- _SET PROBLEM_: Each line of the material must be repeated precisely, with the pictures left out.

- _SOURCE EXCERPT_:
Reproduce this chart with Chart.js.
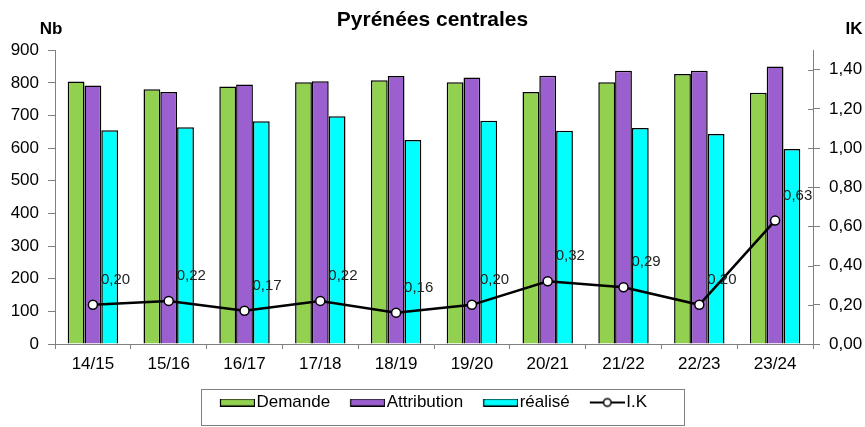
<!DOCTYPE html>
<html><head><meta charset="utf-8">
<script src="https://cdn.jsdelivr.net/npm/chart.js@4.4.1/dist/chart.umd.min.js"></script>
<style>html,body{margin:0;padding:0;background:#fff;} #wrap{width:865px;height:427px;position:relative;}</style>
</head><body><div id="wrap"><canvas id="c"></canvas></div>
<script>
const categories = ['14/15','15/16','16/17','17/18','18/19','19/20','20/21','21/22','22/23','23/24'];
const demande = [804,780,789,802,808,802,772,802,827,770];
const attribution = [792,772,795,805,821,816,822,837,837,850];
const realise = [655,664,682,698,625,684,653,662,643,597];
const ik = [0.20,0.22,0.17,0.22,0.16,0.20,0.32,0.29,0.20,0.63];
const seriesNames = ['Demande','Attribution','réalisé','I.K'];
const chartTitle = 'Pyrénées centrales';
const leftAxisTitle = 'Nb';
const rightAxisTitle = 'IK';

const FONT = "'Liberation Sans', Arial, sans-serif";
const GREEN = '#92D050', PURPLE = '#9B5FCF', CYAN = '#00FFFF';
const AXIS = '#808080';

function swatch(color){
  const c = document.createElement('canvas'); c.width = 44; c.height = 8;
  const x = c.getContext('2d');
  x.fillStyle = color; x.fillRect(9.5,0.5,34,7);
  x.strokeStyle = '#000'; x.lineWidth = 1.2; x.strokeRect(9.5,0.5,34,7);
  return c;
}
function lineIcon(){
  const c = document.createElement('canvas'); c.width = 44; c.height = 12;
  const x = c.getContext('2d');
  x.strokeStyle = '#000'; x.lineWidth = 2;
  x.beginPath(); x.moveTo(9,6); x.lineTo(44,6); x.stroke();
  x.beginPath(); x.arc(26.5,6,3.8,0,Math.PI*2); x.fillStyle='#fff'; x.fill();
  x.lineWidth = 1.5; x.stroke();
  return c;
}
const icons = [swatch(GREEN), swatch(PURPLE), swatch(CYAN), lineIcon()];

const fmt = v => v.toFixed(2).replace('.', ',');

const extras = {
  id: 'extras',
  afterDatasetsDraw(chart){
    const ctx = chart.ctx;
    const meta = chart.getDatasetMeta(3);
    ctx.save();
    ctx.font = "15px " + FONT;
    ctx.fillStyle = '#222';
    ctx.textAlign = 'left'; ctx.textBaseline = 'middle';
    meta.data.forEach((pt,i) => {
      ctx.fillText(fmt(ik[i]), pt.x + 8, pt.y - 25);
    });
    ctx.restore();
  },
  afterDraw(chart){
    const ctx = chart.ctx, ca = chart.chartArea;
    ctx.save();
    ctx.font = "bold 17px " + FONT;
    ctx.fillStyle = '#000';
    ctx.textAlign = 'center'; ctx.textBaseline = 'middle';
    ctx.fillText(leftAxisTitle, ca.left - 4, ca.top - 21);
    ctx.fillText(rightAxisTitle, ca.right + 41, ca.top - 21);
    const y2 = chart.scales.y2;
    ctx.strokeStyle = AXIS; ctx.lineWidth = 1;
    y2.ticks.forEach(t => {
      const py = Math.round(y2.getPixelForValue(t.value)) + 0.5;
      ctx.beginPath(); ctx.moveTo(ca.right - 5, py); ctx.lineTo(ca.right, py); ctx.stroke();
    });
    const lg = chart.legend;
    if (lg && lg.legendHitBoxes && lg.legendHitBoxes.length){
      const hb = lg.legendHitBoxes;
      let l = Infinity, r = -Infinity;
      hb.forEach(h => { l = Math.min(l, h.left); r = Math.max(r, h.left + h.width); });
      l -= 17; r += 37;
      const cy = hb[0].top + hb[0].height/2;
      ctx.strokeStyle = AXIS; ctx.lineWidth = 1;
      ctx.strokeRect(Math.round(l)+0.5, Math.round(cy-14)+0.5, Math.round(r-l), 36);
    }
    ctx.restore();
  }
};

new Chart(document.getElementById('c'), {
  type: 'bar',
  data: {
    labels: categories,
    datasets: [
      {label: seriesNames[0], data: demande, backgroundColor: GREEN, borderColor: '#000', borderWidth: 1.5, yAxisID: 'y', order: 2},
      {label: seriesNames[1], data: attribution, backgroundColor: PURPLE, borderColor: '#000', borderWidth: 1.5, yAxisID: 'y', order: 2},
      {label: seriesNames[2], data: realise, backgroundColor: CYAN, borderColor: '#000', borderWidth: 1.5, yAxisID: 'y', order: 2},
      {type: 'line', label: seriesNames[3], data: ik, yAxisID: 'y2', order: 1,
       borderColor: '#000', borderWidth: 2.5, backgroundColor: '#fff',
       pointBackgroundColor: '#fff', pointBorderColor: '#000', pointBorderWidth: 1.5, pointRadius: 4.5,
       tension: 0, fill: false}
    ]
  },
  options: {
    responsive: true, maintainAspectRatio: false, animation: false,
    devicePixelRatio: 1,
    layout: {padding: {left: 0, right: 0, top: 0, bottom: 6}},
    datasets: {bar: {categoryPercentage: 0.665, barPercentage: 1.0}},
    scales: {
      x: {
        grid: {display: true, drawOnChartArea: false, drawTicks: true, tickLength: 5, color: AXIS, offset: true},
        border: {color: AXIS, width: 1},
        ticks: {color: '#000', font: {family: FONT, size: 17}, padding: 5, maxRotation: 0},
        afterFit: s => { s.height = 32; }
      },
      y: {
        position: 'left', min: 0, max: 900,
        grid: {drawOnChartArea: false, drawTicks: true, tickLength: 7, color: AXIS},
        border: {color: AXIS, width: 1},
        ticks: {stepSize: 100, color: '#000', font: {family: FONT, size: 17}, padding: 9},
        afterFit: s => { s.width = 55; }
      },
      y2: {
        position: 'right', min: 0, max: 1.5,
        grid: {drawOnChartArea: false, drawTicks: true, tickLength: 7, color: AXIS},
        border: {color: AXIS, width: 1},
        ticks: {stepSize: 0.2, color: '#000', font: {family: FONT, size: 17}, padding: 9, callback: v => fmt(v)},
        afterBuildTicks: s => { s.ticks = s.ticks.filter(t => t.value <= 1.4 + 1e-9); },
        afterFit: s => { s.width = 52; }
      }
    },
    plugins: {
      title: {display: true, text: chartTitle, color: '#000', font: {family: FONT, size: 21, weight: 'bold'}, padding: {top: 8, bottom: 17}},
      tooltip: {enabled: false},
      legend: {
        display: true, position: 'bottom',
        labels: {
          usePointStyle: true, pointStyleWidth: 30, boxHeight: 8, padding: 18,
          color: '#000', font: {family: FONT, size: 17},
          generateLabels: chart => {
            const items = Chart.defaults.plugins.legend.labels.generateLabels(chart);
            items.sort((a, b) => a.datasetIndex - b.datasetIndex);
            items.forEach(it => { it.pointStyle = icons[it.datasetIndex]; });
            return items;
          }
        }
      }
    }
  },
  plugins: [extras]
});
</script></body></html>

- _EXERCISE RESPONSE_:
Reproduce this chart with Chart.js.
<!DOCTYPE html>
<html><head><meta charset="utf-8">
<script src="https://cdn.jsdelivr.net/npm/chart.js@4.4.1/dist/chart.umd.min.js"></script>
<style>html,body{margin:0;padding:0;background:#fff;} #wrap{width:865px;height:427px;position:relative;}</style>
</head><body><div id="wrap"><canvas id="c"></canvas></div>
<script>
const categories = ['14/15','15/16','16/17','17/18','18/19','19/20','20/21','21/22','22/23','23/24'];
const demande = [804,780,789,802,808,802,772,802,827,770];
const attribution = [792,772,795,805,821,816,822,837,837,850];
const realise = [655,664,682,698,625,684,653,662,643,597];
const ik = [0.20,0.22,0.17,0.22,0.16,0.20,0.32,0.29,0.20,0.63];
const seriesNames = ['Demande','Attribution','réalisé','I.K'];
const chartTitle = 'Pyrénées centrales';
const leftAxisTitle = 'Nb';
const rightAxisTitle = 'IK';

const FONT = "'Liberation Sans', Arial, sans-serif";
const GREEN = '#92D050', PURPLE = '#9B5FCF', CYAN = '#00FFFF';
const AXIS = '#808080';

function swatch(color){
  const c = document.createElement('canvas'); c.width = 44; c.height = 8;
  const x = c.getContext('2d');
  x.fillStyle = color; x.fillRect(9.5,0.5,34,7);
  x.strokeStyle = '#000'; x.lineWidth = 1.2; x.strokeRect(9.5,0.5,34,7);
  return c;
}
function lineIcon(){
  const c = document.createElement('canvas'); c.width = 44; c.height = 12;
  const x = c.getContext('2d');
  x.strokeStyle = '#000'; x.lineWidth = 2;
  x.beginPath(); x.moveTo(9,6); x.lineTo(44,6); x.stroke();
  x.beginPath(); x.arc(26.5,6,3.8,0,Math.PI*2); x.fillStyle='#fff'; x.fill();
  x.lineWidth = 1.5; x.stroke();
  return c;
}
const icons = [swatch(GREEN), swatch(PURPLE), swatch(CYAN), lineIcon()];

const fmt = v => v.toFixed(2).replace('.', ',');

const extras = {
  id: 'extras',
  afterDatasetsDraw(chart){
    const ctx = chart.ctx;
    const meta = chart.getDatasetMeta(3);
    ctx.save();
    ctx.font = "15px " + FONT;
    ctx.fillStyle = '#222';
    ctx.textAlign = 'left'; ctx.textBaseline = 'middle';
    meta.data.forEach((pt,i) => {
      ctx.fillText(fmt(ik[i]), pt.x + 8, pt.y - 25);
    });
    ctx.restore();
  },
  afterDraw(chart){
    const ctx = chart.ctx, ca = chart.chartArea;
    ctx.save();
    ctx.font = "bold 17px " + FONT;
    ctx.fillStyle = '#000';
    ctx.textAlign = 'center'; ctx.textBaseline = 'middle';
    ctx.fillText(leftAxisTitle, ca.left - 4, ca.top - 21);
    ctx.fillText(rightAxisTitle, ca.right + 41, ca.top - 21);
    const y2 = chart.scales.y2;
    ctx.strokeStyle = AXIS; ctx.lineWidth = 1;
    y2.ticks.forEach(t => {
      const py = Math.round(y2.getPixelForValue(t.value)) + 0.5;
      ctx.beginPath(); ctx.moveTo(ca.right - 5, py); ctx.lineTo(ca.right, py); ctx.stroke();
    });
    const lg = chart.legend;
    if (lg && lg.legendHitBoxes && lg.legendHitBoxes.length){
      const hb = lg.legendHitBoxes;
      let l = Infinity, r = -Infinity;
      hb.forEach(h => { l = Math.min(l, h.left); r = Math.max(r, h.left + h.width); });
      l -= 17; r += 37;
      const cy = hb[0].top + hb[0].height/2;
      ctx.strokeStyle = AXIS; ctx.lineWidth = 1;
      ctx.strokeRect(Math.round(l)+0.5, Math.round(cy-14)+0.5, Math.round(r-l), 36);
    }
    ctx.restore();
  }
};

new Chart(document.getElementById('c'), {
  type: 'bar',
  data: {
    labels: categories,
    datasets: [
      {label: seriesNames[0], data: demande, backgroundColor: GREEN, borderColor: '#000', borderWidth: 1.5, yAxisID: 'y', order: 2},
      {label: seriesNames[1], data: attribution, backgroundColor: PURPLE, borderColor: '#000', borderWidth: 1.5, yAxisID: 'y', order: 2},
      {label: seriesNames[2], data: realise, backgroundColor: CYAN, borderColor: '#000', borderWidth: 1.5, yAxisID: 'y', order: 2},
      {type: 'line', label: seriesNames[3], data: ik, yAxisID: 'y2', order: 1,
       borderColor: '#000', borderWidth: 2.5, backgroundColor: '#fff',
       pointBackgroundColor: '#fff', pointBorderColor: '#000', pointBorderWidth: 1.5, pointRadius: 4.5,
       tension: 0, fill: false}
    ]
  },
  options: {
    responsive: true, maintainAspectRatio: false, animation: false,
    devicePixelRatio: 1,
    layout: {padding: {left: 0, right: 0, top: 0, bottom: 6}},
    datasets: {bar: {categoryPercentage: 0.665, barPercentage: 1.0}},
    scales: {
      x: {
        grid: {display: true, drawOnChartArea: false, drawTicks: true, tickLength: 5, color: AXIS, offset: true},
        border: {color: AXIS, width: 1},
        ticks: {color: '#000', font: {family: FONT, size: 17}, padding: 5, maxRotation: 0},
        afterFit: s => { s.height = 32; }
      },
      y: {
        position: 'left', min: 0, max: 900,
        grid: {drawOnChartArea: false, drawTicks: true, tickLength: 7, color: AXIS},
        border: {color: AXIS, width: 1},
        ticks: {stepSize: 100, color: '#000', font: {family: FONT, size: 17}, padding: 9},
        afterFit: s => { s.width = 55; }
      },
      y2: {
        position: 'right', min: 0, max: 1.5,
        grid: {drawOnChartArea: false, drawTicks: true, tickLength: 7, color: AXIS},
        border: {color: AXIS, width: 1},
        ticks: {stepSize: 0.2, color: '#000', font: {family: FONT, size: 17}, padding: 9, callback: v => fmt(v)},
        afterBuildTicks: s => { s.ticks = s.ticks.filter(t => t.value <= 1.4 + 1e-9); },
        afterFit: s => { s.width = 52; }
      }
    },
    plugins: {
      title: {display: true, text: chartTitle, color: '#000', font: {family: FONT, size: 21, weight: 'bold'}, padding: {top: 8, bottom: 17}},
      tooltip: {enabled: false},
      legend: {
        display: true, position: 'bottom',
        labels: {
          usePointStyle: true, pointStyleWidth: 30, boxHeight: 8, padding: 18,
          color: '#000', font: {family: FONT, size: 17},
          generateLabels: chart => {
            const items = Chart.defaults.plugins.legend.labels.generateLabels(chart);
            items.sort((a, b) => a.datasetIndex - b.datasetIndex);
            items.forEach(it => { it.pointStyle = icons[it.datasetIndex]; });
            return items;
          }
        }
      }
    }
  },
  plugins: [extras]
});
</script></body></html>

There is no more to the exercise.